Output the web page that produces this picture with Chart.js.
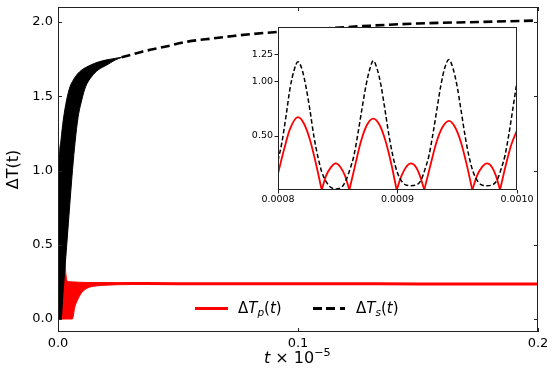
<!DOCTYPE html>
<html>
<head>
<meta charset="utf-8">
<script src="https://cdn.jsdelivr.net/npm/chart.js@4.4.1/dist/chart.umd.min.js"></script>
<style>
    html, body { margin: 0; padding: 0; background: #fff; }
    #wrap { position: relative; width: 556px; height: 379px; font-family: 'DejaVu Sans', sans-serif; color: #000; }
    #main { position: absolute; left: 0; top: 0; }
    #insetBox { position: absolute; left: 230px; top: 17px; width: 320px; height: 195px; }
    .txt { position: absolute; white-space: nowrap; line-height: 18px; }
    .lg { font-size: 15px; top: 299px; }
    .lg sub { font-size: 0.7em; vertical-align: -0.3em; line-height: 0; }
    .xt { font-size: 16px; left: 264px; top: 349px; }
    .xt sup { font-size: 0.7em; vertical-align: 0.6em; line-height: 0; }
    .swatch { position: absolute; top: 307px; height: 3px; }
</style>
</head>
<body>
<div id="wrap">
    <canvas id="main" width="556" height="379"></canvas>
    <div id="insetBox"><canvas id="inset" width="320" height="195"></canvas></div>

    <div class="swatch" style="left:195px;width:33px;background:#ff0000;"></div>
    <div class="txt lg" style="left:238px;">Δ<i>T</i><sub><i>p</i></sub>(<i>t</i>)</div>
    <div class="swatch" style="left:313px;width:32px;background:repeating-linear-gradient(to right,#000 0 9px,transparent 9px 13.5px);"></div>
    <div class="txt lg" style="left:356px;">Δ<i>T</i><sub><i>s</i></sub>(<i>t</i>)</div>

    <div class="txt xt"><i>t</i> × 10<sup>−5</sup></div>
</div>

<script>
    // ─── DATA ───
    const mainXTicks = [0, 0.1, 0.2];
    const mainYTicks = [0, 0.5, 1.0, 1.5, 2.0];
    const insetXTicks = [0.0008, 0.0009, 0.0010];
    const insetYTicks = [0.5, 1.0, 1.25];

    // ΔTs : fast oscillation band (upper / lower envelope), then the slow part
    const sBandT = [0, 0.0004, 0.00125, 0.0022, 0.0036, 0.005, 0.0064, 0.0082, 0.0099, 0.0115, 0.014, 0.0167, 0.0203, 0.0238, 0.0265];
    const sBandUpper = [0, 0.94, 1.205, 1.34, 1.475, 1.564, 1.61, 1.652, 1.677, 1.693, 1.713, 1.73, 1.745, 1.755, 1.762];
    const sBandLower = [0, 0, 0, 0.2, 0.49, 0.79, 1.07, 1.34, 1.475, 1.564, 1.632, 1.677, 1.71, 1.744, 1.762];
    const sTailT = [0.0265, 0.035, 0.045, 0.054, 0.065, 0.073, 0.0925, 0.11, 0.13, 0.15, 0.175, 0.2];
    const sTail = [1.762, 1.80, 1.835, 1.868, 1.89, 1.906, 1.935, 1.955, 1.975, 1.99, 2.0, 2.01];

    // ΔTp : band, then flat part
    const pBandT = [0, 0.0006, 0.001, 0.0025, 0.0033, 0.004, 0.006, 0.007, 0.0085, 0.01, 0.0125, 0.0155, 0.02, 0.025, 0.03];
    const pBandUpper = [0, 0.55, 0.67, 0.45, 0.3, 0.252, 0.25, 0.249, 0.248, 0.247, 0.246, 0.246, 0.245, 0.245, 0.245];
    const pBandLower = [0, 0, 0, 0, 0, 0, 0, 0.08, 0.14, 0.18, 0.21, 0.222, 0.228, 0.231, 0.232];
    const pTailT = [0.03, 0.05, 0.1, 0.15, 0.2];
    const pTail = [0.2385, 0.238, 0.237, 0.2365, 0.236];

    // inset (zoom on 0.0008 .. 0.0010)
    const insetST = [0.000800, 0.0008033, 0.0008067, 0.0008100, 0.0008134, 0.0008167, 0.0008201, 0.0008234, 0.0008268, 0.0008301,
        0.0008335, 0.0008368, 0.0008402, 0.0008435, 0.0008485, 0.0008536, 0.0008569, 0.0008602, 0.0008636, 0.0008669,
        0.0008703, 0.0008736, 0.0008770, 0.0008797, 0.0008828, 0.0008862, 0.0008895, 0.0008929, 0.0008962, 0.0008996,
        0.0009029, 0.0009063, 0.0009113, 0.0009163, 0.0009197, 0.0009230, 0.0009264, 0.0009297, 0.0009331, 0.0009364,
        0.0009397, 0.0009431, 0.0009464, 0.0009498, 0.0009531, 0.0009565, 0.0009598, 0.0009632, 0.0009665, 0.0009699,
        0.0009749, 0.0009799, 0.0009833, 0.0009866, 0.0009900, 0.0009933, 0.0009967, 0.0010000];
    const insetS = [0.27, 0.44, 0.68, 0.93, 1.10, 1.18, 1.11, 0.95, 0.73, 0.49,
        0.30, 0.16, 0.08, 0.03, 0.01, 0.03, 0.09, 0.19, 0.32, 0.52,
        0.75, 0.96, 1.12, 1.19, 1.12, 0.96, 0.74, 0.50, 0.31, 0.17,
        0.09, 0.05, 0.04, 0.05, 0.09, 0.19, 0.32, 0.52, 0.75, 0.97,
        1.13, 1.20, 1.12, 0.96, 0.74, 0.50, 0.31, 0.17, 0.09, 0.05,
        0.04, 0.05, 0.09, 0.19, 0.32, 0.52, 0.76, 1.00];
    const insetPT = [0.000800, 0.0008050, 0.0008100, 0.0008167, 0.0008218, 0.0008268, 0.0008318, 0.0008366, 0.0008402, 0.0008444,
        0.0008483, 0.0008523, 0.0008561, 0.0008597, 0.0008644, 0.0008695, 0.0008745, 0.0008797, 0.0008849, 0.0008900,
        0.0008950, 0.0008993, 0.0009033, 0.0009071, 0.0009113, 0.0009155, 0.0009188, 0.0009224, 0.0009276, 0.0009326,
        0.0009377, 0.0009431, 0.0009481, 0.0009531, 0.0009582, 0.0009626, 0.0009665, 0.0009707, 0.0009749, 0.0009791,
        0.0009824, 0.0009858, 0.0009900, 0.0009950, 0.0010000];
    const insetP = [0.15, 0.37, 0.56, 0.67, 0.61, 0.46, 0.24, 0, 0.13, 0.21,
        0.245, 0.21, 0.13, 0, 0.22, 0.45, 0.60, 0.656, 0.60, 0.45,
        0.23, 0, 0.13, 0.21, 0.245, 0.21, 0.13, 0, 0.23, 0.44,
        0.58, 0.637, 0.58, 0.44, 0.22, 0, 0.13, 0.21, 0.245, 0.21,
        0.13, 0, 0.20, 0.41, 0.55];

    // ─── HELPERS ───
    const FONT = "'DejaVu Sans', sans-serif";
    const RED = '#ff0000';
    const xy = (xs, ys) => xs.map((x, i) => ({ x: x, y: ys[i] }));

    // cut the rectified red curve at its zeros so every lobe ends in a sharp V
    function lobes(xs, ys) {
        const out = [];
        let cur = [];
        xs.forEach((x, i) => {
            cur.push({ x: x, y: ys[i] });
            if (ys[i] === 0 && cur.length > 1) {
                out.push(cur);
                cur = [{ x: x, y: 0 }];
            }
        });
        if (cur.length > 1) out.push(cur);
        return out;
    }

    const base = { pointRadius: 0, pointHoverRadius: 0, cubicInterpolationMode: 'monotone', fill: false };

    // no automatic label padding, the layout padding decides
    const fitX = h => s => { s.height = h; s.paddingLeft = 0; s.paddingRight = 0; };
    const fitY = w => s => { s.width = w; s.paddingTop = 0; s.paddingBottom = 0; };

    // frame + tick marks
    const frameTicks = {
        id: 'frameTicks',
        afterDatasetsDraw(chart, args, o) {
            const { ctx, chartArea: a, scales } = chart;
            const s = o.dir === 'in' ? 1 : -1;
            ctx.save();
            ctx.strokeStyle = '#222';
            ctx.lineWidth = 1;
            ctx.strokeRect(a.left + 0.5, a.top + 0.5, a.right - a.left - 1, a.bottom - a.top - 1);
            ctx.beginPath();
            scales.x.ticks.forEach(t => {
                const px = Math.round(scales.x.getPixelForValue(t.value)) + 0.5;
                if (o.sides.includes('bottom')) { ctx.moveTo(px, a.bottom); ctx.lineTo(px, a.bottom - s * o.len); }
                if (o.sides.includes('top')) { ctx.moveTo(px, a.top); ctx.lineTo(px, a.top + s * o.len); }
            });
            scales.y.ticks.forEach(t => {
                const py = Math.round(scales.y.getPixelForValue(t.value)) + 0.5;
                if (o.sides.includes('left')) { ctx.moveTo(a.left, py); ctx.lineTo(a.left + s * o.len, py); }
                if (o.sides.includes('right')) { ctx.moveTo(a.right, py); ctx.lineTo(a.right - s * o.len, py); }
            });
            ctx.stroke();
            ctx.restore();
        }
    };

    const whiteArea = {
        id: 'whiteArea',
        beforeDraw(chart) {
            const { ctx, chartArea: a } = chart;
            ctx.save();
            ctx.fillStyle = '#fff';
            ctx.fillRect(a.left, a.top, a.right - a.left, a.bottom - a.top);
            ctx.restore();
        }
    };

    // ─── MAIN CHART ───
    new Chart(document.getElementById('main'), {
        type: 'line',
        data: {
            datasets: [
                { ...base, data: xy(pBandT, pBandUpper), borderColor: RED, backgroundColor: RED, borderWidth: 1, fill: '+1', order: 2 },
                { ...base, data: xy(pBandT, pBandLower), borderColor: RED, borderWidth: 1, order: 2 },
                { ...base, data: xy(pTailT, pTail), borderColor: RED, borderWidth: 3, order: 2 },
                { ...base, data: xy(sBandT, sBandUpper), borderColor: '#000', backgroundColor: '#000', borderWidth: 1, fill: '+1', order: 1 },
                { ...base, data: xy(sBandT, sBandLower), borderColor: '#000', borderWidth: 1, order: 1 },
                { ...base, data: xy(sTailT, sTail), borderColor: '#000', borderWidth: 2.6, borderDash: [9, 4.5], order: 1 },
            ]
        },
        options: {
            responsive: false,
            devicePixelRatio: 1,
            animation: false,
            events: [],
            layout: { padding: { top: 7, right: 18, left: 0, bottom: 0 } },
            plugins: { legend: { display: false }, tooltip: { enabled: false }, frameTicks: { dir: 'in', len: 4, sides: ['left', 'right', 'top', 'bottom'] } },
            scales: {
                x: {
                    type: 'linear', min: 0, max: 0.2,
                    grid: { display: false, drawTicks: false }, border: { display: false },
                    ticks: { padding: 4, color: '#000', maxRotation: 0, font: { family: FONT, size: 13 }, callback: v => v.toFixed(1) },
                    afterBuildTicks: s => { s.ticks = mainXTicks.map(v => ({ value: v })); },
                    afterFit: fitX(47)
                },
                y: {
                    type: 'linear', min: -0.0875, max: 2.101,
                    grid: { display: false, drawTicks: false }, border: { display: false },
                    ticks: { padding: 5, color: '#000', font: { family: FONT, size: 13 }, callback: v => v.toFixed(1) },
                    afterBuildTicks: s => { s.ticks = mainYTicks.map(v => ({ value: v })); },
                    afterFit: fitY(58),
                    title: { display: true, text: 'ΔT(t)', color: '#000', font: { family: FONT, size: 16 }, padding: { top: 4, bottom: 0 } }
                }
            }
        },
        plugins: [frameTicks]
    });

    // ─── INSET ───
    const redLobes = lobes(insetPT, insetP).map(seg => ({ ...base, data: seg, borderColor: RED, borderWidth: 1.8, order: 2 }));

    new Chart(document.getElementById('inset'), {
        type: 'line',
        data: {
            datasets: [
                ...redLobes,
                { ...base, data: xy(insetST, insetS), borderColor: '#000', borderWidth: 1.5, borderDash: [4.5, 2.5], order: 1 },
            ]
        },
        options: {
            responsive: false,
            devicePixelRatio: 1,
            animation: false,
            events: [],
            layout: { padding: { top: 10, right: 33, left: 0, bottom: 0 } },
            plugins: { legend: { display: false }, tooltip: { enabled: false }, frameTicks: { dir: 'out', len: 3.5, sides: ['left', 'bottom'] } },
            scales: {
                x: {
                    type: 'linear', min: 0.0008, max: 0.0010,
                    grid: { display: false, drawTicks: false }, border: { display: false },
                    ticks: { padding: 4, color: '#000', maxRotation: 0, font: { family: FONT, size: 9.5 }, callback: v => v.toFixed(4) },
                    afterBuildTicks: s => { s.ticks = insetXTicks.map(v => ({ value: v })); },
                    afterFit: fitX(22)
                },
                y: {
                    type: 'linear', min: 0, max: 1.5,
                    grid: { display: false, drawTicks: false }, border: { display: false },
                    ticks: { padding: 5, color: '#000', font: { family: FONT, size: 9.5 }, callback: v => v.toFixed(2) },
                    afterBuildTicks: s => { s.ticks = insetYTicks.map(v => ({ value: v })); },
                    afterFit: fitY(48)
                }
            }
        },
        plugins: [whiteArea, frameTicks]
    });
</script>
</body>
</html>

# # # # #

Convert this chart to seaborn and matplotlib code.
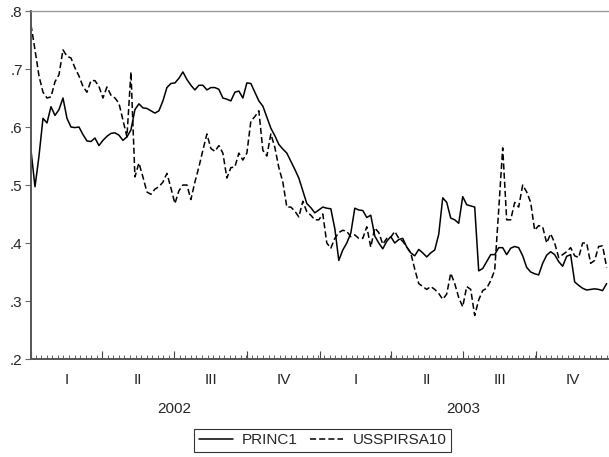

# # # # #

Repeat, word for word, the lines of the material above from the one holding "Output the web" through the one holding "const insetYTicks = [0.5, 1.0, 1.25];". Leave out pictures.

§ **Solution**
Output the web page that produces this picture with Chart.js.
<!DOCTYPE html>
<html>
<head>
<meta charset="utf-8">
<script src="https://cdn.jsdelivr.net/npm/chart.js@4.4.1/dist/chart.umd.min.js"></script>
<style>
    html, body { margin: 0; padding: 0; background: #fff; }
    #wrap { position: relative; width: 556px; height: 379px; font-family: 'DejaVu Sans', sans-serif; color: #000; }
    #main { position: absolute; left: 0; top: 0; }
    #insetBox { position: absolute; left: 230px; top: 17px; width: 320px; height: 195px; }
    .txt { position: absolute; white-space: nowrap; line-height: 18px; }
    .lg { font-size: 15px; top: 299px; }
    .lg sub { font-size: 0.7em; vertical-align: -0.3em; line-height: 0; }
    .xt { font-size: 16px; left: 264px; top: 349px; }
    .xt sup { font-size: 0.7em; vertical-align: 0.6em; line-height: 0; }
    .swatch { position: absolute; top: 307px; height: 3px; }
</style>
</head>
<body>
<div id="wrap">
    <canvas id="main" width="556" height="379"></canvas>
    <div id="insetBox"><canvas id="inset" width="320" height="195"></canvas></div>

    <div class="swatch" style="left:195px;width:33px;background:#ff0000;"></div>
    <div class="txt lg" style="left:238px;">Δ<i>T</i><sub><i>p</i></sub>(<i>t</i>)</div>
    <div class="swatch" style="left:313px;width:32px;background:repeating-linear-gradient(to right,#000 0 9px,transparent 9px 13.5px);"></div>
    <div class="txt lg" style="left:356px;">Δ<i>T</i><sub><i>s</i></sub>(<i>t</i>)</div>

    <div class="txt xt"><i>t</i> × 10<sup>−5</sup></div>
</div>

<script>
    // ─── DATA ───
    const mainXTicks = [0, 0.1, 0.2];
    const mainYTicks = [0, 0.5, 1.0, 1.5, 2.0];
    const insetXTicks = [0.0008, 0.0009, 0.0010];
    const insetYTicks = [0.5, 1.0, 1.25];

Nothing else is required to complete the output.